Of course like most of the Tech world, the class is mostly made up of boys. But I was excited to see a handful of girls enter the stage as well. I’ve been thinking about them a lot. Trying to figure out how to best help them succeed in Tech. So I started looking around and that’s when I discovered Girls Who Code.

Girls Who Code is about transforming girls lives through code. Our brand reflects the ups and downs, the hopes and defeats, and the bravery associated with a girl’s first experience learning how to code.

I’m not going to re-list the Girls Code Values, you can read them for yourself. But what I want to touch on is the fact that computing is where the jobs are — and where they will be in the future, but fewer than 1 in 5 computer science graduates are women. So I thought, let’s help change that paradigm in my own community and let it spread.

I’ve decided to form a Girls Who Code Clubs at my school and hope that it grow to other schools in the district as well.

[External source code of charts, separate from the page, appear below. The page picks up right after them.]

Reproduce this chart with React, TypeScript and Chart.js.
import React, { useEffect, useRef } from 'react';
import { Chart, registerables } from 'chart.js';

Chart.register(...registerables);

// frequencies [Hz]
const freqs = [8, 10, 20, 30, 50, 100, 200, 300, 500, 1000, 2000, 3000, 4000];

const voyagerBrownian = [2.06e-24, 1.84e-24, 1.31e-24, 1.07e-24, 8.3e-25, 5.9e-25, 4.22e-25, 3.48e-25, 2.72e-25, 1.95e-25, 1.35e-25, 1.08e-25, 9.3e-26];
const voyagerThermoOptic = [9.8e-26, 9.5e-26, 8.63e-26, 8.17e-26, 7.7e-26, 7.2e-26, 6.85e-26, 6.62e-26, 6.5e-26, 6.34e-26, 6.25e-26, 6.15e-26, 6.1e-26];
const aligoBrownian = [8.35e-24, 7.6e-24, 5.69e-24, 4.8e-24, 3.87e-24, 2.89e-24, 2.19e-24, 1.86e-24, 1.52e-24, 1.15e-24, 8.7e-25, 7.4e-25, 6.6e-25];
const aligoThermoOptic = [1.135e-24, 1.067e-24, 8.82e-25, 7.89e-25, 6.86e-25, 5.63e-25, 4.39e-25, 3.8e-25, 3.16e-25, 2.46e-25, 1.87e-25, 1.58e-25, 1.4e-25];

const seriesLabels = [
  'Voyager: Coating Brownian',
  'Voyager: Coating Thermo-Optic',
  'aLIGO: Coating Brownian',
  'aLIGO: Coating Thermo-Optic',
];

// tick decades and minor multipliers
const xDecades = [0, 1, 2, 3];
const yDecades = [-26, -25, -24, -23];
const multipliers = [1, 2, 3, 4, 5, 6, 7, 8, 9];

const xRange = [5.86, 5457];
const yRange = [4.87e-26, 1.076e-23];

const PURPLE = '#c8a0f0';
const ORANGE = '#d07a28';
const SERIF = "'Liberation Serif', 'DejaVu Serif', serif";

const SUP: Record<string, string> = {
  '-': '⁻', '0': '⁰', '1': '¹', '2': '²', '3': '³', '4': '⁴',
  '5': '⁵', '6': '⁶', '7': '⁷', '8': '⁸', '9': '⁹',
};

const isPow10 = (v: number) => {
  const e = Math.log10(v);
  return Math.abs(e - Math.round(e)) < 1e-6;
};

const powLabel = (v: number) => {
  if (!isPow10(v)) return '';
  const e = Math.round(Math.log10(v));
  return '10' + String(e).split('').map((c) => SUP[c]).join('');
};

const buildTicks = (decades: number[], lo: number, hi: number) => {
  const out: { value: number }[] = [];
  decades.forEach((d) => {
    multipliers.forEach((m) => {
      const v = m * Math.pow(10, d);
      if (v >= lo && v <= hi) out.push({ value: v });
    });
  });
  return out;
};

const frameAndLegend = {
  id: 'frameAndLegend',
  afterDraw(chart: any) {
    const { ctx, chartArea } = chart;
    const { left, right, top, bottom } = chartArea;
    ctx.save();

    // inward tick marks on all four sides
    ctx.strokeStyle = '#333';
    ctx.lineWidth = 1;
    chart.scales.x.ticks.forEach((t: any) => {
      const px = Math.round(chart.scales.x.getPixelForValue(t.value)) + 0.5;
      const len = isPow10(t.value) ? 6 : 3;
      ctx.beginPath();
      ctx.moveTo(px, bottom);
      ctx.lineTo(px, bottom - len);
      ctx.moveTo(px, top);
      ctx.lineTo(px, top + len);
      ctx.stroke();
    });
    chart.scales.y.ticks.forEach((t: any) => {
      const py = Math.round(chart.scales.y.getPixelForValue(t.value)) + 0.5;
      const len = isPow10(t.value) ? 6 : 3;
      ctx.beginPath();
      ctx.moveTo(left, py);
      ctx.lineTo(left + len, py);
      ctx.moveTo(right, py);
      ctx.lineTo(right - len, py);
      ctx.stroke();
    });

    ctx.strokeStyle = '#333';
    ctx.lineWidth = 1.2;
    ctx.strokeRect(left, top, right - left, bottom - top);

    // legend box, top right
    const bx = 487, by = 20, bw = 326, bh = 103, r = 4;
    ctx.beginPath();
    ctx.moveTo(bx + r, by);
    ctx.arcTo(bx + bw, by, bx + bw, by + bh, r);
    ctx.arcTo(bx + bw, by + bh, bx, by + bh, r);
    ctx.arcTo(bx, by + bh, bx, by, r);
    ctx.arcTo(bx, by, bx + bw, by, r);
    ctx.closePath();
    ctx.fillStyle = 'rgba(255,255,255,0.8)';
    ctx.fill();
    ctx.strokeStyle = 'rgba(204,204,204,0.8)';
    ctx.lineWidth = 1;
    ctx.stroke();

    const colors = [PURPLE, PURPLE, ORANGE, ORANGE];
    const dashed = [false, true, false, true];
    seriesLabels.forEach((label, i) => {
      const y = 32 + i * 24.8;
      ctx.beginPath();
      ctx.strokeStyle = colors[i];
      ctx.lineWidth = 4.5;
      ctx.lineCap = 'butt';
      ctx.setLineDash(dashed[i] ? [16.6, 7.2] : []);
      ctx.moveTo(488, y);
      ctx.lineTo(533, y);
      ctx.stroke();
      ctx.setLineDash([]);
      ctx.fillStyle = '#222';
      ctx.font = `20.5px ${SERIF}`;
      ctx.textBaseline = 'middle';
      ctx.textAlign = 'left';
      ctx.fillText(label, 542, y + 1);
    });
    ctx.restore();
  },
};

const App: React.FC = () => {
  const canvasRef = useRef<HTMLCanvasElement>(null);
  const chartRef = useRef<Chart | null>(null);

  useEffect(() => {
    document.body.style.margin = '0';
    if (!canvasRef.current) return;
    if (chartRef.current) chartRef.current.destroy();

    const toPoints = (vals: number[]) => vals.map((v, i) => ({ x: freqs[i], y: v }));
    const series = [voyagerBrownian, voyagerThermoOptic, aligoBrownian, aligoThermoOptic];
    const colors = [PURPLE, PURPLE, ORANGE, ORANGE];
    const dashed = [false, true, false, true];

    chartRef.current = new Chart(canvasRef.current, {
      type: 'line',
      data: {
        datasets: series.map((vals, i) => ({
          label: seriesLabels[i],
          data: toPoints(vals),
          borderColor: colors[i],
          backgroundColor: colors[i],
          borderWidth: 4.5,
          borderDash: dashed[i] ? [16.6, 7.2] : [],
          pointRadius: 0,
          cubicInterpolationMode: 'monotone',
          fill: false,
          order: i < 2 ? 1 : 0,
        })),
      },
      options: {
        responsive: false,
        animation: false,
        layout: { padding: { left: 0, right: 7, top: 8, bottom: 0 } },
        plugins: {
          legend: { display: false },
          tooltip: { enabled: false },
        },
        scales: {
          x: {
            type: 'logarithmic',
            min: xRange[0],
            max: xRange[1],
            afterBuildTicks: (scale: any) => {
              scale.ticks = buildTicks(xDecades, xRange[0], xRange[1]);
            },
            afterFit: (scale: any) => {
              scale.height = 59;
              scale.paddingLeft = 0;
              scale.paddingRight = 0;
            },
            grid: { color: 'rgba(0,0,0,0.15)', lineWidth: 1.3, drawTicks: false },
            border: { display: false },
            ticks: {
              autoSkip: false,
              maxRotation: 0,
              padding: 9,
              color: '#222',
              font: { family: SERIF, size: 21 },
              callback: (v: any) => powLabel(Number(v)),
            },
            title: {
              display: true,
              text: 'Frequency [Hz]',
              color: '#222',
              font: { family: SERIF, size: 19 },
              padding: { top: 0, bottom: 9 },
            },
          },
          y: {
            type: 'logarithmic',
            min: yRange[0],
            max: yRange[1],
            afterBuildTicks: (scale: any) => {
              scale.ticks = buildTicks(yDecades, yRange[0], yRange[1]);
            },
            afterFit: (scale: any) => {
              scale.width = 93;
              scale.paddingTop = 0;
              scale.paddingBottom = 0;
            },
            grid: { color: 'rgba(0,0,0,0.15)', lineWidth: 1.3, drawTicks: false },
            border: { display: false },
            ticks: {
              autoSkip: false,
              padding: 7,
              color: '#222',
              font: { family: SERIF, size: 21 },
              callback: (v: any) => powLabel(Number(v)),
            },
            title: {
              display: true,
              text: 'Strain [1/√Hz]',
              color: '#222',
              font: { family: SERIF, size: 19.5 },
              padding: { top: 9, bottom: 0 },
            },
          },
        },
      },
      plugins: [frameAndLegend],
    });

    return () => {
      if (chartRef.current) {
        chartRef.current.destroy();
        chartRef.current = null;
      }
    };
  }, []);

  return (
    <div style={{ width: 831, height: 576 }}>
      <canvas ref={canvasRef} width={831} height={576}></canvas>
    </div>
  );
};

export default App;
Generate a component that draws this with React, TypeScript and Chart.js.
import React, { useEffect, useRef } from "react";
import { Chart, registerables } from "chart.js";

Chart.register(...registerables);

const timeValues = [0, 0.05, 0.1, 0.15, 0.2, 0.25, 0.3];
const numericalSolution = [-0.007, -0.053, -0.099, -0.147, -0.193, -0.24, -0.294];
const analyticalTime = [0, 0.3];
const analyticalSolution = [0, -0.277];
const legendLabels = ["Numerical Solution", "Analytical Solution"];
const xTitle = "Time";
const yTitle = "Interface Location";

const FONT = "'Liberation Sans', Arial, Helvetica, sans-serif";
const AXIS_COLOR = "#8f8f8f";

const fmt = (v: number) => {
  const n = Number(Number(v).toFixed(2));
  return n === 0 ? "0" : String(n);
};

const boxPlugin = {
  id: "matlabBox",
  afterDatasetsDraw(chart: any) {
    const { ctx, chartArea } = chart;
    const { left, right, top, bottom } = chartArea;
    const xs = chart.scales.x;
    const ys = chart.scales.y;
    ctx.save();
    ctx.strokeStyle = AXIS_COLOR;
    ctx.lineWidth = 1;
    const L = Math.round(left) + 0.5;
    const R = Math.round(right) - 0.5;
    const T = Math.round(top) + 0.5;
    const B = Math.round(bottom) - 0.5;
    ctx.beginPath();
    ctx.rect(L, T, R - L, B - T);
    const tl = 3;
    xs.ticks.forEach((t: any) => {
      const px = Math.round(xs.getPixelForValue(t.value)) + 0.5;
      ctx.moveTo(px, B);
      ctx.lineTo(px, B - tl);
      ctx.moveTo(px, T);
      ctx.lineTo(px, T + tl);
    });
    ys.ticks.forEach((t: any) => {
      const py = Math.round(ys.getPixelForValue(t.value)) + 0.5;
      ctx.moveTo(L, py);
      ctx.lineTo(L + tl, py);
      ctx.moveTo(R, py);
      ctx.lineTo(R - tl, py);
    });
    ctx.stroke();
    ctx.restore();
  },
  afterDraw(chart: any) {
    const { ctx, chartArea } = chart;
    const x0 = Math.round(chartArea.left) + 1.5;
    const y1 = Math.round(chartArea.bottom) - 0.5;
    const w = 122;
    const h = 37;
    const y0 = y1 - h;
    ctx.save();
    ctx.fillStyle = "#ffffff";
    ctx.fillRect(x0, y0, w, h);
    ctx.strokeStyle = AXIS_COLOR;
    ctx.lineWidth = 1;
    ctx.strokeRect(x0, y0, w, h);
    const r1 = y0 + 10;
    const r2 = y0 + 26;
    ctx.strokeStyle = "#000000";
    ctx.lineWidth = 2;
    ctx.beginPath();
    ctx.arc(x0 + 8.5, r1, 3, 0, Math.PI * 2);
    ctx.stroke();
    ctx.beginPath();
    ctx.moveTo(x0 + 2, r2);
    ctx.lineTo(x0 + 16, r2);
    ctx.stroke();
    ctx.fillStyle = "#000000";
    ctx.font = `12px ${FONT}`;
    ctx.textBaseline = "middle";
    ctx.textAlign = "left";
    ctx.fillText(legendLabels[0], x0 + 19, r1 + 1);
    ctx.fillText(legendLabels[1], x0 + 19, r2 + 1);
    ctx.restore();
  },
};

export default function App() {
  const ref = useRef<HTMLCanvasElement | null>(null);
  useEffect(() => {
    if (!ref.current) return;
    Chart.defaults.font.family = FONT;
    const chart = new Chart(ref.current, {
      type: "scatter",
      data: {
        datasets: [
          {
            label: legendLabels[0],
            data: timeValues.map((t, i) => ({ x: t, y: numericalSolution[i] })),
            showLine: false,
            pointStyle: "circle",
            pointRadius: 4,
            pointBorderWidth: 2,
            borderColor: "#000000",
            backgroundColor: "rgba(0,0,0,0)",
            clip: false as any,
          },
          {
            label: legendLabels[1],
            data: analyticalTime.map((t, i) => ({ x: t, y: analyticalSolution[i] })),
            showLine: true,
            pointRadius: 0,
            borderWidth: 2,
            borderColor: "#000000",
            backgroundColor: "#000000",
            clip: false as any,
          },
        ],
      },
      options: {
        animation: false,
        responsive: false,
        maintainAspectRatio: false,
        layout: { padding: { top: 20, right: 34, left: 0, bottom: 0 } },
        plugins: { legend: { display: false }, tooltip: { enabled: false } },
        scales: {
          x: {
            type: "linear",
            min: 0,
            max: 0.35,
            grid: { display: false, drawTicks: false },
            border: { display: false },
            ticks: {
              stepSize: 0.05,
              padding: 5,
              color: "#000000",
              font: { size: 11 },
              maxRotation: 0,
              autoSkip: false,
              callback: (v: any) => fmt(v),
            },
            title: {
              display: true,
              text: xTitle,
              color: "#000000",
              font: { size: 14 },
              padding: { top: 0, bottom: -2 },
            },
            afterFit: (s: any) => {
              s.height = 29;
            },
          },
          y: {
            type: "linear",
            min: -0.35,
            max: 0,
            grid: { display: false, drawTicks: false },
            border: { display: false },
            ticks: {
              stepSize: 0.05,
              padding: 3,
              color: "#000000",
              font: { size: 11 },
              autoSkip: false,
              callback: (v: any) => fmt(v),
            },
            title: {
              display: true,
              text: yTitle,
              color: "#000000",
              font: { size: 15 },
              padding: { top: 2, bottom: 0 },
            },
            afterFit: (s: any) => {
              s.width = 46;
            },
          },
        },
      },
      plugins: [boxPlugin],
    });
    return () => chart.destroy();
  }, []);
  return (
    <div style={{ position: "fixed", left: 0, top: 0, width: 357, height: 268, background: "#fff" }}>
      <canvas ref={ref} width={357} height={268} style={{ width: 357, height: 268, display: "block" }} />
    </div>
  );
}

Girls Who Code Clubs are free after-school programs for 3rd-12th grade girls, run by community leaders, teachers, librarians, and parents. The Clubs curriculum is designed to be accessible to girls with a wide range of computer science experience.

Girls Who Code Meets My Demographic

Half of girls served by Girls Who Code are from historically underrepresented groups (HUGs)—girls who are Black, Latina, or from low-income households. The organization has 30,000 College-Aged Alumni (CAA). CAA of Girls Who Code programs are majoring in computer science and related fields at 15 times the national average. Black and Latinx CAA are majoring in computer science and related fields at 16 times the national average.

To start a Girls Who Code Club, all you have to do is complete the Club’s Application.

Clubs are led by Facilitators, who can be teachers, computer scientists, librarians, parents, or volunteers from any background or field. Many Facilitators have no technical experience and learn to code alongside their Club members.

Check out some examples of the girl’s projects. It’s impressive!

Educators looking for Lesson Plans in Technology can go tho the Girls Code website and download free lessons.

I’ve completed my online application, and now I’m waiting to be notified and directed to my next steps towards offering a Girls Code Club at my school. Like I said, I couldn’t be more thrilled!